**Written problem**
Starting at the first line of the listing below, repeat each line exactly until the line containing "of US adults", which you include. Leave out pictures.

Figure scripts
* begin *

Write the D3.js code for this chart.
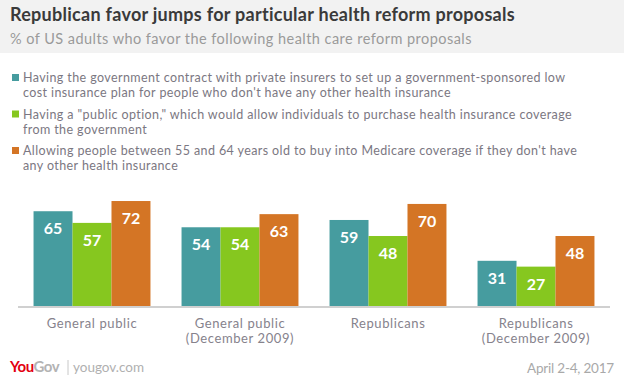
<!DOCTYPE html>
<html>
<head>
<meta charset="utf-8">
<script src="https://cdn.jsdelivr.net/npm/d3@7"></script>
<style>
  body { margin: 0; background: #fff; }
  svg { display: block; font-family: Lato, "Open Sans", sans-serif; }
</style>
</head>
<body>
<svg id="chart" width="624" height="385"></svg>
<script>
// groups along the x axis (two-line labels)
const categories = [
  ["General public"],
  ["General public", "(December 2009)"],
  ["Republicans"],
  ["Republicans", "(December 2009)"]
];

const seriesNames = ["lowcost", "public", "medicare"];
const seriesColors = ["#469c9f", "#86c71f", "#d47525"];

// legend text, already wrapped as in the picture
const legendLines = [
  ["Having the government contract with private insurers to set up a government-sponsored low",
   "cost insurance plan for people who don't have any other health insurance"],
  ["Having a \"public option,\" which would allow individuals to purchase health insurance coverage",
   "from the government"],
  ["Allowing people between 55 and 64 years old to buy into Medicare coverage if they don't have",
   "any other health insurance"]
];

// % favour, per series, one value per category
const lowcost = [65, 54, 59, 31];
const publicOption = [57, 54, 48, 27];
const medicare = [72, 63, 70, 48];
const values = [lowcost, publicOption, medicare];

const svg = d3.select("#chart");
const width = +svg.attr("width");

// header band
svg.append("rect")
  .attr("x", 0).attr("y", 0)
  .attr("width", width).attr("height", 53)
  .attr("fill", "#f2f2f2");

svg.append("text")
  .attr("x", 10).attr("y", 21)
  .attr("font-size", 18)
  .attr("font-weight", "bold")
  .attr("letter-spacing", 0.27)
  .attr("fill", "#3a3a3a")
  .text("Republican favor jumps for particular health reform proposals");

svg.append("text")
  .attr("x", 10).attr("y", 44)
  .attr("font-size", 14.5)
  .attr("letter-spacing", 0.45)
  .attr("fill", "#9a9a9a")
  .text("% of US adults who favor the following health care reform proposals");

// legend
const legend = svg.append("g");
legendLines.forEach((lines, i) => {
  const y0 = 82 + i * 36.5;
  legend.append("rect")
    .attr("x", 12).attr("y", y0 - 8)
    .attr("width", 7).attr("height", 7)
    .attr("fill", seriesColors[i]);
  lines.forEach((t, j) => {
    legend.append("text")
      .attr("x", 23).attr("y", y0 + j * 15)
      .attr("font-size", 12.5)
      .attr("letter-spacing", 0.4)
      .attr("fill", "#7b7782")
      .text(t);
  });
});

// scales
const x0 = d3.scaleBand()
  .domain(d3.range(categories.length))
  .range([18, 610])
  .paddingInner(0.21)
  .paddingOuter(0.105);

const x1 = d3.scaleBand()
  .domain(d3.range(seriesNames.length))
  .range([0, x0.bandwidth()]);

const y = d3.scaleLinear()
  .domain([0, 100])
  .range([306, 160.2]);

const bars = svg.append("g");
categories.forEach((c, ci) => {
  const g = bars.append("g").attr("transform", `translate(${x0(ci)},0)`);
  values.forEach((vals, si) => {
    const v = vals[ci];
    g.append("rect")
      .attr("x", x1(si))
      .attr("y", y(v))
      .attr("width", x1.bandwidth())
      .attr("height", y(0) - y(v))
      .attr("fill", seriesColors[si]);
    g.append("text")
      .attr("x", x1(si) + x1.bandwidth() / 2)
      .attr("y", y(v) + 23)
      .attr("text-anchor", "middle")
      .attr("font-size", 16)
      .attr("font-weight", "bold")
      .attr("fill", "#fff")
      .text(v);
  });
  c.forEach((t, li) => {
    svg.append("text")
      .attr("x", x0(ci) + x0.bandwidth() / 2)
      .attr("y", 328 + li * 14.5)
      .attr("text-anchor", "middle")
      .attr("font-size", 13)
      .attr("letter-spacing", 0.6)
      .attr("fill", "#86828c")
      .text(t);
  });
});

// baseline
svg.append("line")
  .attr("x1", 18).attr("x2", 610)
  .attr("y1", 307).attr("y2", 307)
  .attr("stroke", "#d0d0d0")
  .attr("stroke-width", 2);

// footer
const logo = svg.append("text")
  .attr("x", 10).attr("y", 372)
  .attr("font-size", 15)
  .attr("font-weight", "bold")
  .attr("letter-spacing", -0.5);
logo.append("tspan").attr("fill", "#e3000f").text("You");
logo.append("tspan").attr("fill", "#b3b3b3").text("Gov");

svg.append("line")
  .attr("x1", 68).attr("x2", 68)
  .attr("y1", 360).attr("y2", 375)
  .attr("stroke", "#c8c8c8")
  .attr("stroke-width", 1);

svg.append("text")
  .attr("x", 73).attr("y", 372)
  .attr("font-size", 13.5)
  .attr("fill", "#b0b0b0")
  .text("yougov.com");

svg.append("text")
  .attr("x", 614).attr("y", 373)
  .attr("text-anchor", "end")
  .attr("font-size", 13.5)
  .attr("letter-spacing", -0.2)
  .attr("fill", "#a9a9a9")
  .text("April 2-4, 2017");
</script>
</body>
</html>
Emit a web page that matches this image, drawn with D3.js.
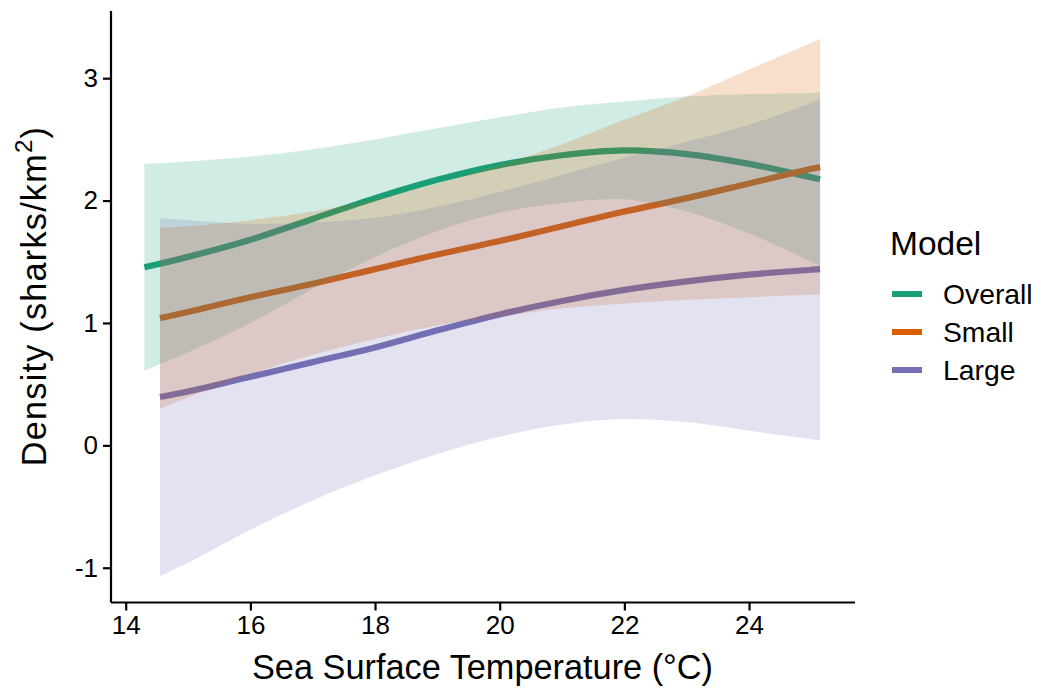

* end *

**Expected answer**
Write the D3.js code for this chart.
<!DOCTYPE html>
<html>
<head>
<meta charset="utf-8">
<script src="https://cdn.jsdelivr.net/npm/d3@7"></script>
<style>
  body { margin: 0; background: #fff; }
  svg { display: block; font-family: Lato, "Open Sans", sans-serif; }
</style>
</head>
<body>
<svg id="chart" width="624" height="385"></svg>
<script>
// groups along the x axis (two-line labels)
const categories = [
  ["General public"],
  ["General public", "(December 2009)"],
  ["Republicans"],
  ["Republicans", "(December 2009)"]
];

const seriesNames = ["lowcost", "public", "medicare"];
const seriesColors = ["#469c9f", "#86c71f", "#d47525"];

// legend text, already wrapped as in the picture
const legendLines = [
  ["Having the government contract with private insurers to set up a government-sponsored low",
   "cost insurance plan for people who don't have any other health insurance"],
  ["Having a \"public option,\" which would allow individuals to purchase health insurance coverage",
   "from the government"],
  ["Allowing people between 55 and 64 years old to buy into Medicare coverage if they don't have",
   "any other health insurance"]
];

// % favour, per series, one value per category
const lowcost = [65, 54, 59, 31];
const publicOption = [57, 54, 48, 27];
const medicare = [72, 63, 70, 48];
const values = [lowcost, publicOption, medicare];

const svg = d3.select("#chart");
const width = +svg.attr("width");

// header band
svg.append("rect")
  .attr("x", 0).attr("y", 0)
  .attr("width", width).attr("height", 53)
  .attr("fill", "#f2f2f2");

svg.append("text")
  .attr("x", 10).attr("y", 21)
  .attr("font-size", 18)
  .attr("font-weight", "bold")
  .attr("letter-spacing", 0.27)
  .attr("fill", "#3a3a3a")
  .text("Republican favor jumps for particular health reform proposals");

svg.append("text")
  .attr("x", 10).attr("y", 44)
  .attr("font-size", 14.5)
  .attr("letter-spacing", 0.45)
  .attr("fill", "#9a9a9a")
  .text("% of US adults who favor the following health care reform proposals");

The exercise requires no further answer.